Compost has nutrients in it, but they are not present in the variety and quantity to justify using it as a replacement for a general, balanced all-purpose fertilizer. Furthermore, it does not offer nutrients directly to plants. It provides food to sustain the billions of microorganisms in the soil so that they are able to go about the business of transforming the soluble compounds in the compost into a form that can then be absorbed by the roots of plants. The many oxygen containing compounds in compost bring oxygen to these micro bugs which is essential to their reproduction. As compost is created by means of the decomposition of whatever organic materials happen to be dumped on the pile, certain acids are formed as byproducts. These acids help to break down some of the rock particles in the soil, releasing nutrients to the plants that would otherwise not be available to them.
When compost is fresh, newly made, and rain has not had an opportunity to leach its nutrients from it, it holds nitrogen, some phosphorous, some potassium, and many of the trace minerals needed by landscape plants during the growing season. Compost that has been left out in the weather--or even stored covered for more than 6 months--has probably lost much of the nitrogen, phosphorous, and potassium to released gases, but still retains many of the micronutrients that are so beneficial to the plants. About half of the nutrients that are present in compost are released for plant use during the first year. Half of those nutrients that are left are released during the second year, and so on after that.
Adding compost to yard and garden soil improves its overall fertility and cures some soil mineral deficiencies. However, do not use it as a replacement for an annual application of general purpose slow-release nitrogen fertilizer in and around the entire landscape each year. Most ornamental plants require about 1/2 pound to one pound of nitrogen per 100 square feet of garden. Trees require only about .2 to .3 pounds of nitrogen for every 100 square feet of root area. Flowers and vegetables, while short lived, have a higher level of need than do the long living woody plants.
The amount of nitrogen in a given batch of finished compost is not terribly predictable. It depends on the raw materials used, the C/N ratio of the pile, how often the pile was turned, and whether any amendments were added--just to name a few variables. For example, compost made from hay is higher in nitrogen than compost made from straw. Leaves have about half the nitrogen that manure has. For comparison, aged cow manure is about 1.4% nitrogen and aged chicken manure is about 2.8% nitrogen. Here again, any kind of fine tuning is problematical.

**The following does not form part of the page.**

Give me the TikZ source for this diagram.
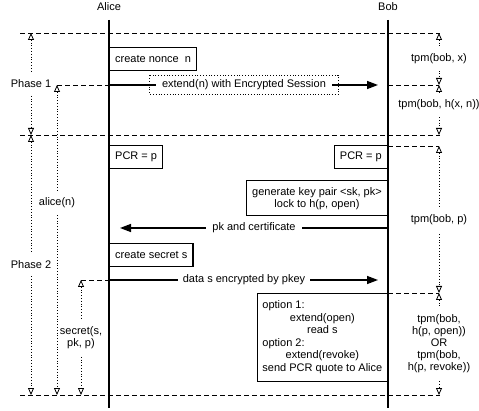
\documentclass[tikz,border=0pt]{standalone}
\usepackage{fontspec}
\setmainfont{Liberation Sans}
\usetikzlibrary{arrows.meta, calc}

\begin{document}
\begin{tikzpicture}[x=1pt, y=-1pt, font=\fontsize{11}{12}\selectfont,
    life/.style={line width=1.4pt},
    sep/.style={line width=0.7pt, dash pattern=on 5pt off 3pt},
    msg/.style={line width=1.4pt, -{Triangle[length=11pt, width=8pt]}, shorten >=10pt},
    msglbl/.style={fill=white, inner xsep=6pt},
    span/.style={line width=0.8pt, dash pattern=on 0.8pt off 2pt,
        {Triangle[open, length=7pt, width=6pt]}-{Triangle[open, length=7pt, width=6pt]}},
    spanlbl/.style={fill=white, inner xsep=1pt, inner ysep=7pt, align=center},
    act/.style={draw, line width=1.4pt, fill=white, inner xsep=5.5pt, minimum height=23pt, align=center}]

    \useasboundingbox (0,0) rectangle (479,411);

    % phase separators
    \foreach \y/\n in {33/0, 135/1, 395/2}
        \draw[sep] (20,\y) coordinate (sep\n-w) -- (440,\y) coordinate (sep\n-e);

    % participants and lifelines
    \node (alice) at (109,7) {Alice};
    \node (bob) at (388,7) {Bob};
    \coordinate (a-top) at (109,20);
    \coordinate (a-bot) at (109,408);
    \coordinate (b-top) at (388,20);
    \coordinate (b-bot) at (388,408);
    \draw[life] (a-top) -- (a-bot);
    \draw[life] (b-top) -- (b-bot);

    % phases on the left
    \coordinate (ph-top) at (31,33);
    \coordinate (ph-mid) at (31,135);
    \coordinate (ph-bot) at (31,395);
    \draw[span] (ph-top) -- (ph-mid) node[midway, spanlbl] (ph1) {Phase 1};
    \draw[span] (ph-mid) -- (ph-bot) node[midway, spanlbl] (ph2) {Phase 2};

    % knowledge of alice
    \coordinate (an-top) at (57,85);
    \coordinate (an-bot) at (57,395);
    \draw[span] (an-top) -- (an-bot) node[pos=0.38, spanlbl] (an) {alice(n)};
    \coordinate (sc-top) at (81,280);
    \coordinate (sc-bot) at (81,395);
    \draw[span] (sc-top) -- (sc-bot) node[midway, spanlbl] (sc) {secret(s,\\ pk, p)};

    % tpm states on the right
    \coordinate (t0) at (439,33);
    \coordinate (t1) at (439,85);
    \coordinate (t2) at (439,135);
    \coordinate (t3) at (439,146);
    \coordinate (t4) at (439,293);
    \coordinate (t5) at (439,395);
    \draw[span] (t0) -- (t1) node[midway, spanlbl] (tpm0) {tpm(bob, x)};
    \draw[span] (t1) -- (t2) node[pos=0.4, spanlbl] (tpm1) {tpm(bob, h(x, n))};
    \draw[span] (t3) -- (t4) node[midway, spanlbl] (tpm2) {tpm(bob, p)};
    \draw[span] (t4) -- (t5) node[midway, spanlbl] (tpm3)
        {tpm(bob,\\ h(p, open))\\ OR\\ tpm(bob,\\ h(p, revoke))};

    % phase 1
    \node[act, anchor=north west] (nonce) at (109,47) {create nonce \ n};
    \coordinate (a-ext) at (109,85);
    \coordinate (b-ext) at (388,85);
    \draw[sep] (an-top) -- (a-ext);
    \draw[sep] (b-ext) -- (t1);
    \draw[msg] (a-ext) -- (b-ext);
    \node[msglbl] (ext) at (244,85) {extend(n) with Encrypted Session};
    \draw[line width=0.8pt, dash pattern=on 0.8pt off 2pt]
        ($(ext.north west)+(-6,-1)$) rectangle ($(ext.south east)+(6,1)$);

    % phase 2
    \coordinate (b-pcr) at (388,146);
    \draw[sep] (b-pcr) -- (t3);
    \node[act, anchor=north west] (pcr-a) at (109,145) {PCR = p};
    \node[act, anchor=north east] (pcr-b) at (388,145) {PCR = p};
    \node[act, anchor=north east, minimum height=35pt] (keygen) at (388,180)
        {generate key pair <sk, pk>\\ lock to h(p, open)};

    \coordinate (b-pk) at (388,228);
    \coordinate (a-pk) at (109,228);
    \draw[msg, shorten >=11pt] (b-pk) -- (a-pk);
    \node[msglbl] (pk) at (254,228) {pk and certificate};

    \node[act, anchor=north west] (secret) at (109,243) {create secret s};

    \coordinate (a-dat) at (109,280);
    \coordinate (b-dat) at (388,280);
    \draw[sep] (sc-top) -- (a-dat);
    \draw[msg] (a-dat) -- (b-dat);
    \node[msglbl, inner xsep=5pt] (dat) at (244,280) {data s encrypted by pkey};

    \coordinate (b-opt) at (388,293);
    \draw[sep] (b-opt) -- (t4);
    \node[act, anchor=north east, inner xsep=5pt, inner ysep=6pt,
          font=\fontsize{11}{12.6}\selectfont] (opts) at (388,293)
        {\begin{tabular}{@{}c@{}}
            \multicolumn{1}{@{}l@{}}{option 1:}\\ extend(open)\\ read s\\
            \multicolumn{1}{@{}l@{}}{option 2:}\\ extend(revoke)\\ send PCR quote to Alice
         \end{tabular}};

\end{tikzpicture}
\end{document}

Taking into consideration all the unknowns, it is fair to say that if your compost is made of leaves and grass it will probably have about 0.8 to 2% nitrogen, averaging about 1% in most cases. That percentage is sufficient to yield about .6 pounds of nitrogen if 1 inch of compost is spread over 100 square feet of garden or lawn area, enough for most trees and shrubs, but not necessarily enough for annual plants. A fresh compost, which will have a relatively high nitrogen content, may itself provide enough nutrition to a flower bed, although some supplementary foliar feeding later in the season may be wise as insurance. Because it is not likely that you would have enough compost to enable you to put 1 inch of compost over an entire mature lawn, settle for a 1/4 layer. This will provide some nutrients to the lawn grass, which you can supplement with an annual fall or spring application of slow release granulated fertilizer.